▶ **Given problem**: Write out each line exactly as given. Leave the pictures out of your copy.

▶ **Recorded data**:
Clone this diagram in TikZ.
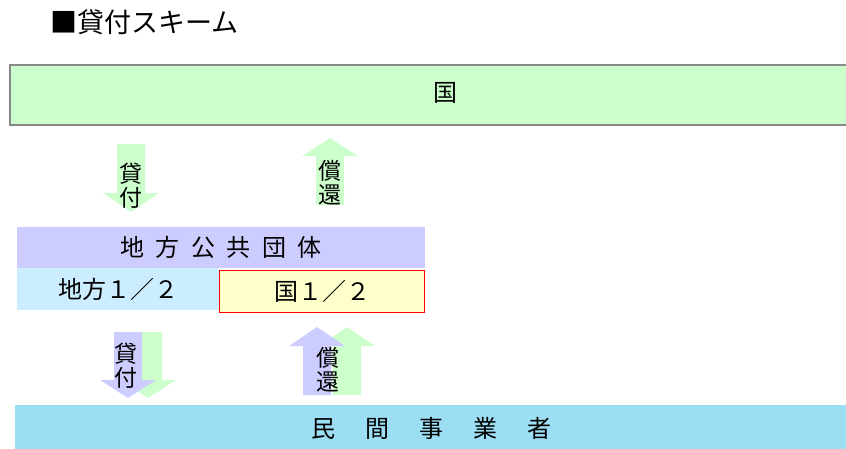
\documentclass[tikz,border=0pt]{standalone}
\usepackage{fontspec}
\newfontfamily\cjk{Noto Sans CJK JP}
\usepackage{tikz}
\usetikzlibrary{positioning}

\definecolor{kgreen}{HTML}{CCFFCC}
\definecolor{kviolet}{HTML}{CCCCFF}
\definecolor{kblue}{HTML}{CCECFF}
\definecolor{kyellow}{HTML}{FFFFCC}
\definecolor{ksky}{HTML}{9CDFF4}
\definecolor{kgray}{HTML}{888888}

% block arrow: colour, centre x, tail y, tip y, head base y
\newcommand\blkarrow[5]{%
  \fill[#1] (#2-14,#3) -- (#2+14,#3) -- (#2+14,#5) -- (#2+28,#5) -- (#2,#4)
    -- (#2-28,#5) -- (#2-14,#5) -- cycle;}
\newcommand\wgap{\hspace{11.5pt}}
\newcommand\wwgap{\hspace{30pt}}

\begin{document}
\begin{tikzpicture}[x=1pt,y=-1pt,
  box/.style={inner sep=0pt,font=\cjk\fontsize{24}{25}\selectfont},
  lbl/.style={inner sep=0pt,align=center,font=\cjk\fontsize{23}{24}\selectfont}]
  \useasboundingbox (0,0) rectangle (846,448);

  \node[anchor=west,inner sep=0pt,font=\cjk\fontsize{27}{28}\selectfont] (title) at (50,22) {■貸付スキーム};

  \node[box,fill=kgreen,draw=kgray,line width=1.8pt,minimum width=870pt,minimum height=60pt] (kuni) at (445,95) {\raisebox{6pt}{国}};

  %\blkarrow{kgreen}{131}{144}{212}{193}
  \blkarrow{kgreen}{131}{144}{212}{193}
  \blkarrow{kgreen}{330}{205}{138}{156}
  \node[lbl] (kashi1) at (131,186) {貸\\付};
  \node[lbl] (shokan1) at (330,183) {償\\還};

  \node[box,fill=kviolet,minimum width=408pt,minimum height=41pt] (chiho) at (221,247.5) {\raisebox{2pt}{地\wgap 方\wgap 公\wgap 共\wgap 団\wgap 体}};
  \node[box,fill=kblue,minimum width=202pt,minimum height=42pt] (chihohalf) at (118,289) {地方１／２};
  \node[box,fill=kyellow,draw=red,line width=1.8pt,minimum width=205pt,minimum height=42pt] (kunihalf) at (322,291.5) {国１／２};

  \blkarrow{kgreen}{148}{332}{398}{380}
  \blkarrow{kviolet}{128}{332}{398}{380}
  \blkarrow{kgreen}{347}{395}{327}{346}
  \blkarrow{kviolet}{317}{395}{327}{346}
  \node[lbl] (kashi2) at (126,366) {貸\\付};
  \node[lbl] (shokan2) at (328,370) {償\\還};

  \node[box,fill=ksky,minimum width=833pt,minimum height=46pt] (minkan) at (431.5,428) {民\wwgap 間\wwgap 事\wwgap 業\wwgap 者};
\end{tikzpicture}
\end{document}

▶ **The result**:
Clone this diagram in TikZ.
\documentclass[tikz,border=0pt]{standalone}
\usepackage{fontspec}
\newfontfamily\cjk{Noto Sans CJK JP}
\usepackage{tikz}
\usetikzlibrary{positioning}

\definecolor{kgreen}{HTML}{CCFFCC}
\definecolor{kviolet}{HTML}{CCCCFF}
\definecolor{kblue}{HTML}{CCECFF}
\definecolor{kyellow}{HTML}{FFFFCC}
\definecolor{ksky}{HTML}{9CDFF4}
\definecolor{kgray}{HTML}{888888}

% block arrow: colour, centre x, tail y, tip y, head base y
\newcommand\blkarrow[5]{%
  \fill[#1] (#2-14,#3) -- (#2+14,#3) -- (#2+14,#5) -- (#2+28,#5) -- (#2,#4)
    -- (#2-28,#5) -- (#2-14,#5) -- cycle;}
\newcommand\wgap{\hspace{11.5pt}}
\newcommand\wwgap{\hspace{30pt}}

\begin{document}
\begin{tikzpicture}[x=1pt,y=-1pt,
  box/.style={inner sep=0pt,font=\cjk\fontsize{24}{25}\selectfont},
  lbl/.style={inner sep=0pt,align=center,font=\cjk\fontsize{23}{24}\selectfont}]
  \useasboundingbox (0,0) rectangle (846,448);

  \node[anchor=west,inner sep=0pt,font=\cjk\fontsize{27}{28}\selectfont] (title) at (50,22) {■貸付スキーム};

  \node[box,fill=kgreen,draw=kgray,line width=1.8pt,minimum width=870pt,minimum height=60pt] (kuni) at (445,95) {\raisebox{6pt}{国}};

  %\blkarrow{kgreen}{131}{144}{212}{193}
  \blkarrow{kgreen}{131}{144}{212}{193}
  \blkarrow{kgreen}{330}{205}{138}{156}
  \node[lbl] (kashi1) at (131,186) {貸\\付};
  \node[lbl] (shokan1) at (330,183) {償\\還};

  \node[box,fill=kviolet,minimum width=408pt,minimum height=41pt] (chiho) at (221,247.5) {\raisebox{2pt}{地\wgap 方\wgap 公\wgap 共\wgap 団\wgap 体}};
  \node[box,fill=kblue,minimum width=202pt,minimum height=42pt] (chihohalf) at (118,289) {地方１／２};
  \node[box,fill=kyellow,draw=red,line width=1.8pt,minimum width=205pt,minimum height=42pt] (kunihalf) at (322,291.5) {国１／２};

  \blkarrow{kgreen}{148}{332}{398}{380}
  \blkarrow{kviolet}{128}{332}{398}{380}
  \blkarrow{kgreen}{347}{395}{327}{346}
  \blkarrow{kviolet}{317}{395}{327}{346}
  \node[lbl] (kashi2) at (126,366) {貸\\付};
  \node[lbl] (shokan2) at (328,370) {償\\還};

  \node[box,fill=ksky,minimum width=833pt,minimum height=46pt] (minkan) at (431.5,428) {民\wwgap 間\wwgap 事\wwgap 業\wwgap 者};
\end{tikzpicture}
\end{document}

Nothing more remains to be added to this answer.